By JEFF LATZKE
AP Sports Writer
OKLAHOMA CITY -- D.J. White sat down in front of a group of about 200 children this week to read them a book and encourage them to read.
If he couldn't make the kind of impact he'd hoped to have on the basketball court this season, he at least could contribute in another way.
White's rookie season with the Oklahoma City Thunder was cut short when doctors discovered a growth on the left side of his jaw this preseason. It proved to be benign, but the surgery will still keep him out for most of his first year in the NBA.
"Of course it's tough for me to sit out, especially me. I think I'm a very competitive person," said White, last year's Big Ten player of the year at Indiana. "Just to sit down and be sitting out when I think and believe I can help my team in so many areas, it is hard."
White was the first player since Alan Henderson in 1994 to average a double-double for the Hoosiers. He averaged 17.4 points and 10.3 rebounds and was the 29th overall pick in this year's NBA draft by the Detroit Pistons, who then traded him to the Thunder.
He went through summer league and voluntary workouts with the Thunder before the growth was found.
"We were really happy to be able to draft him. We liked him a lot when we worked him out and watching him on tape," Oklahoma City coach P.J. Carlesimo said. "We thought he did a good job more so in September -- not that he was bad in summer league -- but we were really encouraged by how he was playing at Southern Nazarene. He was looking really good in our workouts, and we were really happy."
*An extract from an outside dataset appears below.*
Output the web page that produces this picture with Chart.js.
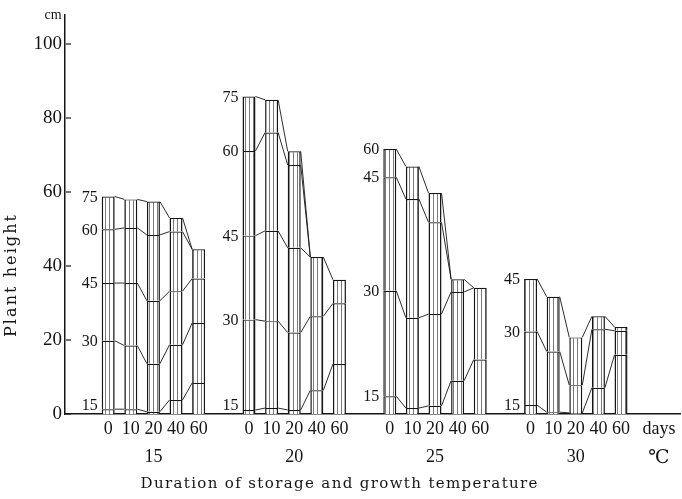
<!DOCTYPE html>
<html>
<head>
<meta charset="utf-8">
<script src="https://cdn.jsdelivr.net/npm/chart.js@4"></script>
<style>
html,body{margin:0;padding:0;background:#fff;}
#wrap{width:682px;height:499px;position:relative;}
</style>
</head>
<body>
<div id="wrap"><canvas id="c" width="682" height="499"></canvas></div>
<script>
// ---- data ----
const temps = [15, 20, 25, 30];                 // growth temperature (°C)
const days = ['0', '10', '20', '40', '60'];      // duration of storage (days)
const stageNames = ['15', '30', '45', '60', '75']; // days after planting
const yTicks = [0, 20, 40, 60, 80, 100];
// cumulative plant height (cm) at each stage; rows = temps, cols = days; null = not reached
const stage15 = [
  [1.3, 1.3, 0.6, 3.8, 8.4],
  [1.1, 1.6, 1.1, 6.4, 13.5],
  [4.8, 1.6, 2.2, 9.0, 14.7],
  [2.4, 0.5, 0.3, 7.1, 16.0]
];
const stage30 = [
  [19.8, 18.5, 13.6, 18.7, 24.6],
  [25.5, 25.1, 22.0, 26.4, 29.9],
  [33.3, 26.0, 27.0, 33.0, 34.1],
  [22.3, 16.9, 7.8, 22.9, 22.5]
];
const stage45 = [
  [35.4, 35.4, 30.6, 33.2, 36.6],
  [48.2, 49.5, 44.9, 42.4, 36.3],
  [64.0, 58.1, 51.8, 36.4, null],
  [36.5, 31.7, 20.7, 26.4, 23.5]
];
const stage60 = [
  [49.9, 50.3, 48.4, 49.3, 44.5],
  [71.1, 76.1, 67.3, null, null],
  [71.6, 66.9, 59.7, null, null],
  [null, null, null, null, null]
];
const stage75 = [
  [58.8, 58.0, 57.4, 53.0, null],
  [85.8, 84.9, 71.0, null, null],
  [null, null, null, null, null],
  [null, null, null, null, null]
];
const stages = [stage15, stage30, stage45, stage60, stage75];

// ---- helpers ----
const FONT = "'Liberation Serif', 'DejaVu Serif', serif";
const INK = '#151515';
function val(k, g, d) { return stages[k][g][d]; }
function topVal(g, d) {
  let t = null;
  for (let k = 0; k < stages.length; k++) if (val(k, g, d) !== null) t = val(k, g, d);
  return t;
}

// hatch pattern (vertical lines)
const pc = document.createElement('canvas');
pc.width = 4; pc.height = 4;
const pctx = pc.getContext('2d');
pctx.fillStyle = '#fff'; pctx.fillRect(0, 0, 4, 4);
pctx.fillStyle = '#7a7a7a'; pctx.fillRect(1, 0, 1, 4);
const hatch = document.getElementById('c').getContext('2d').createPattern(pc, 'repeat');

// datasets: one stack per storage duration, one segment per stage
const datasets = [];
const dsIndex = {}; // `${d}-${k}` -> dataset index
days.forEach((dl, d) => {
  stages.forEach((st, k) => {
    dsIndex[d + '-' + k] = datasets.length;
    datasets.push({
      label: dl + ' days / ' + stageNames[k],
      stack: 'd' + d,
      data: temps.map((t, g) => {
        const v = val(k, g, d);
        if (v === null) return { x: t, y: null };
        const prev = k === 0 ? 0 : val(k - 1, g, d);
        return { x: t, y: +(v - prev).toFixed(2) };
      }),
      backgroundColor: hatch,
      borderColor: INK,
      borderWidth: { left: 1.5, right: 1.5, top: 1.2, bottom: 0 },
      borderSkipped: 'start',
      categoryPercentage: 0.803,
      barPercentage: 0.575
    });
  });
});

function barEl(chart, g, d) {
  return chart.getDatasetMeta(dsIndex[d + '-0']).data[g];
}

const decor = {
  id: 'decor',
  afterDatasetsDraw(chart) {
    const ctx = chart.ctx;
    const ys = chart.scales.y;
    const area = chart.chartArea;
    ctx.save();
    // connecting lines between bars of each stage
    ctx.strokeStyle = INK;
    ctx.lineWidth = 0.9;
    temps.forEach((t, g) => {
      for (let d = 0; d < days.length - 1; d++) {
        const b1 = barEl(chart, g, d), b2 = barEl(chart, g, d + 1);
        for (let k = 0; k < stages.length; k++) {
          let v1 = val(k, g, d), v2 = val(k, g, d + 1);
          if (v1 === null && v2 === null) continue;
          if (v1 === null) v1 = topVal(g, d);
          if (v2 === null) v2 = topVal(g, d + 1);
          ctx.beginPath();
          ctx.moveTo(b1.x + b1.width / 2, ys.getPixelForValue(v1));
          ctx.lineTo(b2.x - b2.width / 2, ys.getPixelForValue(v2));
          ctx.stroke();
        }
      }
    });
    // y tick marks (inside the axis)
    ctx.lineWidth = 1.2;
    yTicks.forEach(v => {
      const y = ys.getPixelForValue(v);
      ctx.beginPath();
      ctx.moveTo(area.left + 1, y);
      ctx.lineTo(area.left + 6, y);
      ctx.stroke();
    });
    ctx.fillStyle = INK;
    // stage labels left of first bar in each group
    ctx.font = '16px ' + FONT;
    ctx.textAlign = 'right';
    ctx.textBaseline = 'middle';
    temps.forEach((t, g) => {
      const b = barEl(chart, g, 0);
      for (let k = 0; k < stages.length; k++) {
        const v = val(k, g, 0);
        if (v === null) continue;
        const y = Math.min(ys.getPixelForValue(v), area.bottom - 9);
        ctx.fillText(stageNames[k], b.x - b.width / 2 - 4, y + 1);
      }
    });
    // storage-duration labels under each bar
    ctx.font = '18px ' + FONT;
    ctx.textAlign = 'center';
    temps.forEach((t, g) => {
      days.forEach((dl, d) => {
        const b = barEl(chart, g, d);
        ctx.fillText(dl, b.x, area.bottom + 15);
      });
    });
    ctx.fillText('days', 659, area.bottom + 15);
    ctx.font = "19px 'Liberation Serif', 'DejaVu Serif', 'DejaVu Sans', 'Noto Sans CJK JP'";
    ctx.fillText('\u2103', 659, area.bottom + 44);
    // unit
    ctx.font = '14px ' + FONT;
    ctx.fillText('cm', 53, 15);
    // axis titles with wide spacing
    function spaced(text, font, target, cx, cy, rot) {
      ctx.save();
      ctx.font = font;
      ctx.letterSpacing = '0px';
      const w = ctx.measureText(text).width;
      const sp = (target - w) / (text.length - 1);
      ctx.letterSpacing = sp + 'px';
      ctx.translate(cx, cy);
      if (rot) ctx.rotate(rot);
      ctx.textAlign = 'left';
      ctx.textBaseline = 'middle';
      ctx.fillText(text, -target / 2, 0);
      ctx.restore();
    }
    spaced('Duration of storage and growth temperature', "15px 'DejaVu Serif', serif", 397, 339, 484, 0);
    spaced('Plant height', "16px 'DejaVu Serif', serif", 122, 12, 276, -Math.PI / 2);
    ctx.restore();
  }
};

new Chart(document.getElementById('c'), {
  type: 'bar',
  data: { datasets },
  options: {
    responsive: false,
    animation: false,
    events: [],
    layout: { padding: { top: 3, right: 2, left: 0, bottom: 0 } },
    plugins: { legend: { display: false }, tooltip: { enabled: false } },
    scales: {
      x: {
        type: 'linear',
        stacked: true,
        offset: false,
        min: 11.86,
        max: 33.7,
        afterBuildTicks: s => { s.ticks = temps.map(v => ({ value: v })); },
        afterFit: s => { s.height = 85; },
        grid: { display: false, drawTicks: false, offset: false },
        border: { display: true, color: INK, width: 1.5 },
        ticks: {
          color: INK,
          font: { family: FONT, size: 18 },
          padding: 32,
          maxRotation: 0,
          autoSkip: false,
          callback: v => String(v)
        }
      },
      y: {
        stacked: true,
        min: 0,
        max: 108,
        afterBuildTicks: s => { s.ticks = yTicks.map(v => ({ value: v })); },
        afterFit: s => { s.width = 65; },
        grid: { display: false, drawTicks: false },
        border: { display: true, color: INK, width: 1.5 },
        ticks: {
          color: INK,
          font: { family: FONT, size: 19 },
          padding: 3,
          callback: v => String(v)
        }
      }
    }
  },
  plugins: [decor]
});
</script>
</body>
</html>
There's still evidence of White's surgery a month later. His left cheek is puffed out and will remain that way for a while.
"It doesn't hurt at all. It's just swelling. That's it," White said after reading to children at James Buchanan Elementary School this week as part of the Thunder's "Read to Achieve" program.
Since he can't go through full practices, White has been trying to stay in shape by jogging and riding an exercise bike and he's also trying to keep his shooting sharp. He's expected to miss three to five more months, but is hoping he might be able to make it back sooner.
"All I can do is move on from that now and try to forget about it and learn as much as possible while sitting on the sideline," White said.
If not for the surgery, White might already have made his NBA debut. The Thunder are thin in the frontcourt, and even thinner after Chris Wilcox sprained his knee.
It could have been a deflating situation, waiting for his chance in the pros after toiling four full years in college, but Carlesimo has been pleased with how White has stayed engaged with the team.
"He's done a great job in terms of handling it. He's really upbeat," Carlesimo said. "There are lot of guys that would be walking around despondent, but he's not hanging his head at all. He's good about it, and that's great.
"Some guys don't do that. It's just 'Woe me,' and they feel sorry for themselves," Carlesimo added. "That will inhibit their rehabilitation. Because of his attitude and because of how hard he works, he'll rehab well and he's going to get better quicker than the average guy."
Two of his Thunder teammates can relate to White's situation. Nick Collison missed his entire rookie season after having surgery on both of his shoulders, and Robert Swift also missed significant time because of injuries.
The franchise will just have to be patient to see what White can do.
"He's going to be a good player," Carlesimo said. "The tendency is going to be for everybody to forget about him because he's going to be out for most of this year, but we think he's a good player and is only going to be better in the future."